# [Available records]
◇ ◇ ◇
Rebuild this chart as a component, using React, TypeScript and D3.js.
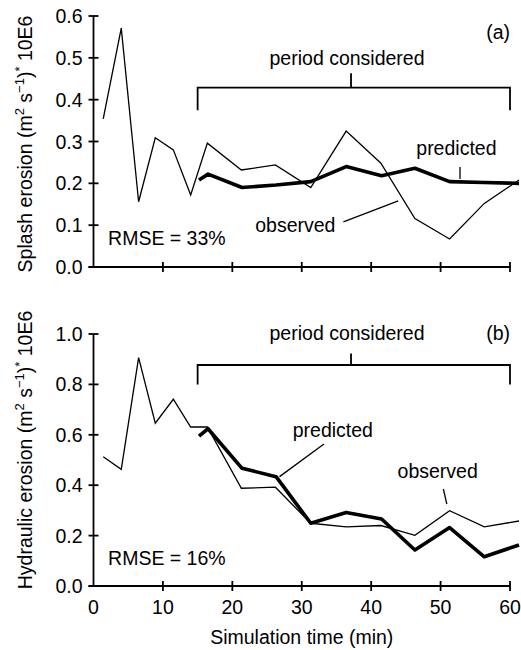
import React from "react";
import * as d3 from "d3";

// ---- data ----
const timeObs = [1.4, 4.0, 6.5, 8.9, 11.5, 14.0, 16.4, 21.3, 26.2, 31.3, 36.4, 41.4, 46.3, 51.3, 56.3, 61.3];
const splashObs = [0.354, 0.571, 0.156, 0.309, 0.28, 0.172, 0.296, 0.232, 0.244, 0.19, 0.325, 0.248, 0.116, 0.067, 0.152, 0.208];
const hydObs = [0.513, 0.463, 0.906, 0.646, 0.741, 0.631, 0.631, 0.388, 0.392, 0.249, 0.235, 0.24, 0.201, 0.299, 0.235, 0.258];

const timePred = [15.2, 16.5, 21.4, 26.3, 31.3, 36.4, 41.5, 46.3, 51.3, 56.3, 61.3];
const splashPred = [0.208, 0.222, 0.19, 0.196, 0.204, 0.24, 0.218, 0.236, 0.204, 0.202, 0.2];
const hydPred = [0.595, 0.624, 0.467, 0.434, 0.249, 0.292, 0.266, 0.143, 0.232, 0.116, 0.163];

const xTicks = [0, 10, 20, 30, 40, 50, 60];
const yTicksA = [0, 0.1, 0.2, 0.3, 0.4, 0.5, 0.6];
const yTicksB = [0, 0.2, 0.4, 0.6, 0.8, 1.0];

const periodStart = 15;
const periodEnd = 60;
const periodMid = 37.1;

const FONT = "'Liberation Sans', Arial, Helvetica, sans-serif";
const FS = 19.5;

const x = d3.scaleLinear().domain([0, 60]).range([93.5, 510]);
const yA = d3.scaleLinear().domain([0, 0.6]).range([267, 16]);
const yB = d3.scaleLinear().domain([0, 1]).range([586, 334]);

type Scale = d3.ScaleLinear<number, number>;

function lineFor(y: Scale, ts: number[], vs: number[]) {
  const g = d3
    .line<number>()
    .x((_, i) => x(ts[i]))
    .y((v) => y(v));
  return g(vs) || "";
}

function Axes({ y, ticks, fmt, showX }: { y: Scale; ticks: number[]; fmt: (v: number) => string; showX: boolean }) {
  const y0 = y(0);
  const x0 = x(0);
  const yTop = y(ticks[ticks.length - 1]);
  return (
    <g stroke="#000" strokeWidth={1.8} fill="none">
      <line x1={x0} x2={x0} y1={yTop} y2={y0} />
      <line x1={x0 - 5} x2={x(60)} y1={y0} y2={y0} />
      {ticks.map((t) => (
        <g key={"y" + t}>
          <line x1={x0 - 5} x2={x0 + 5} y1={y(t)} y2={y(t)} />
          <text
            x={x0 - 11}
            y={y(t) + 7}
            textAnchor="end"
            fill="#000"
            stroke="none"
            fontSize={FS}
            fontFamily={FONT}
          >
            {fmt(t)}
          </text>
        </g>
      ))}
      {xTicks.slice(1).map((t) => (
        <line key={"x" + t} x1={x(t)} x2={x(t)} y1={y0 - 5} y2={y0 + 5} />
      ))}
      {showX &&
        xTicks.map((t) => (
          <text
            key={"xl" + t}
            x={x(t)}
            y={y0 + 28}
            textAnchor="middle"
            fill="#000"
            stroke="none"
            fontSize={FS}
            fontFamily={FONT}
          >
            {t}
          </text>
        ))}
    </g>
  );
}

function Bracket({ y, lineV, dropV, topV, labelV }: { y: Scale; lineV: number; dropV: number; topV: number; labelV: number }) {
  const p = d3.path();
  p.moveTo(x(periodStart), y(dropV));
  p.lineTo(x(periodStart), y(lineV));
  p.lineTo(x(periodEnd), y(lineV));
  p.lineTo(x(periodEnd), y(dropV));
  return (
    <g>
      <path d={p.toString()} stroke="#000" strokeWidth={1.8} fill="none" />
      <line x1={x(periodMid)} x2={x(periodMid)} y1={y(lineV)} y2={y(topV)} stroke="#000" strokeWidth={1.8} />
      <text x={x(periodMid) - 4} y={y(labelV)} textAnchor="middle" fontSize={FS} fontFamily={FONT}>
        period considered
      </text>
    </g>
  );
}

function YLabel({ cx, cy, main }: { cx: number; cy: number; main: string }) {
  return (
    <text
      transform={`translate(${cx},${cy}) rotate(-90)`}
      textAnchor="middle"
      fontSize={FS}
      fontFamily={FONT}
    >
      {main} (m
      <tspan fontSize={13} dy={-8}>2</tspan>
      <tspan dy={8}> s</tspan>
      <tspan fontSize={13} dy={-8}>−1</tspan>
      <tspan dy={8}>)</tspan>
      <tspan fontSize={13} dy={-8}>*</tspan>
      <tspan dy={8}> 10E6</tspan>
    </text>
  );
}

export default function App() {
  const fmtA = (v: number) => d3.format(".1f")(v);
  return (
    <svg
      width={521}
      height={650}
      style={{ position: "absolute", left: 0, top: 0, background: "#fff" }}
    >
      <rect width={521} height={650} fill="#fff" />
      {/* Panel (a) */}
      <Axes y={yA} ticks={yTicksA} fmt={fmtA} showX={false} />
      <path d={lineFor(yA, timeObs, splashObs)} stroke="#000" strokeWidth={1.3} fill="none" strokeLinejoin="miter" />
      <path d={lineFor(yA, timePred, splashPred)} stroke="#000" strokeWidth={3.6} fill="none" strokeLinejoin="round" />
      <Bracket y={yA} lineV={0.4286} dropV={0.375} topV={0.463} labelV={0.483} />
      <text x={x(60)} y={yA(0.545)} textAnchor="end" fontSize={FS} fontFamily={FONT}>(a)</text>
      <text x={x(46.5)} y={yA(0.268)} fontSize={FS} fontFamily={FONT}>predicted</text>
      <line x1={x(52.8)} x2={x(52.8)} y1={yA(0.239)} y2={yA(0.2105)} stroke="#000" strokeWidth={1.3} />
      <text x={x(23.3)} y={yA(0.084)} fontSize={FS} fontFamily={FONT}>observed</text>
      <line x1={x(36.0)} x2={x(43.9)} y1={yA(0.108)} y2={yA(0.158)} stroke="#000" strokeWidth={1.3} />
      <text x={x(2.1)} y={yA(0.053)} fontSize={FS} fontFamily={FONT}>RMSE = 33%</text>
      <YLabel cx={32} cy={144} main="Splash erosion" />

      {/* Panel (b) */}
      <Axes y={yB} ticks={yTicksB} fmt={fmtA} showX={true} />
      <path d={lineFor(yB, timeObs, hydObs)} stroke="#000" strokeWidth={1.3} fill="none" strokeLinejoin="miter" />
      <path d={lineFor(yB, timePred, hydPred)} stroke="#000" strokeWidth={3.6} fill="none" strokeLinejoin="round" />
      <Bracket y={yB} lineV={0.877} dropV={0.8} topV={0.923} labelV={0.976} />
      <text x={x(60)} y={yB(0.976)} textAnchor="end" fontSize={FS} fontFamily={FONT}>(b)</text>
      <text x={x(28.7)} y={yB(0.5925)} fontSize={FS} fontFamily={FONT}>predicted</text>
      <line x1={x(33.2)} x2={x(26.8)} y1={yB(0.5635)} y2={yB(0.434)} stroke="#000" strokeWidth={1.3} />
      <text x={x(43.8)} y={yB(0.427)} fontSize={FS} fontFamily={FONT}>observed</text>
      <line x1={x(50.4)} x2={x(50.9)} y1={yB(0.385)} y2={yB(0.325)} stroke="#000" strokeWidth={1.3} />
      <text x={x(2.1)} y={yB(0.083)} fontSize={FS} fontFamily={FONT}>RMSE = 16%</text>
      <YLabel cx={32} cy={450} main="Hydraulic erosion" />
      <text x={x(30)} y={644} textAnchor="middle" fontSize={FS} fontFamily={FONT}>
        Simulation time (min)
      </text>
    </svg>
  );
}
◇ ◇ ◇
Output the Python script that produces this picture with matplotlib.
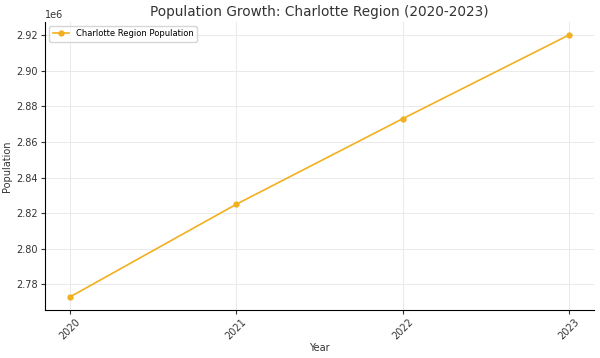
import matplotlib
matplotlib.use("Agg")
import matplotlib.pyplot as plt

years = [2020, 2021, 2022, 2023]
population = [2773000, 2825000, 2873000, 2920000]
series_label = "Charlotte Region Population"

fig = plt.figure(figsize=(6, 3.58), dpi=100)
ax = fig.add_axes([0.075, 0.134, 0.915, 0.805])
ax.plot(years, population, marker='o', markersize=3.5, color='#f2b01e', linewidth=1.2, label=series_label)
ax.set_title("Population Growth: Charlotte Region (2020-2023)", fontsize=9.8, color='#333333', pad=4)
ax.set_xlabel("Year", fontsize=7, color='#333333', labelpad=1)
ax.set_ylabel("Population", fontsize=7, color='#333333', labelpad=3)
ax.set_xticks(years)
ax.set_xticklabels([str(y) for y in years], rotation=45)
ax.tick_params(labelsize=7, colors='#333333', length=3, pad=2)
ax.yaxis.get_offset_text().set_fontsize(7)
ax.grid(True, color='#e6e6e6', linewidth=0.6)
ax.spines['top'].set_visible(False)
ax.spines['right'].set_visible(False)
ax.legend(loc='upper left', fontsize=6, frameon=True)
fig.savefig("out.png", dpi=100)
◇ ◇ ◇
# [To do]
Pick out the part that begins with the line containing "Rebuild this chart" and finishes with the line containing "import * as", both included. Restate it exactly, without images.

# [Answer for this exercise]
Rebuild this chart as a component, using React, TypeScript and D3.js.
import React from "react";
import * as d3 from "d3";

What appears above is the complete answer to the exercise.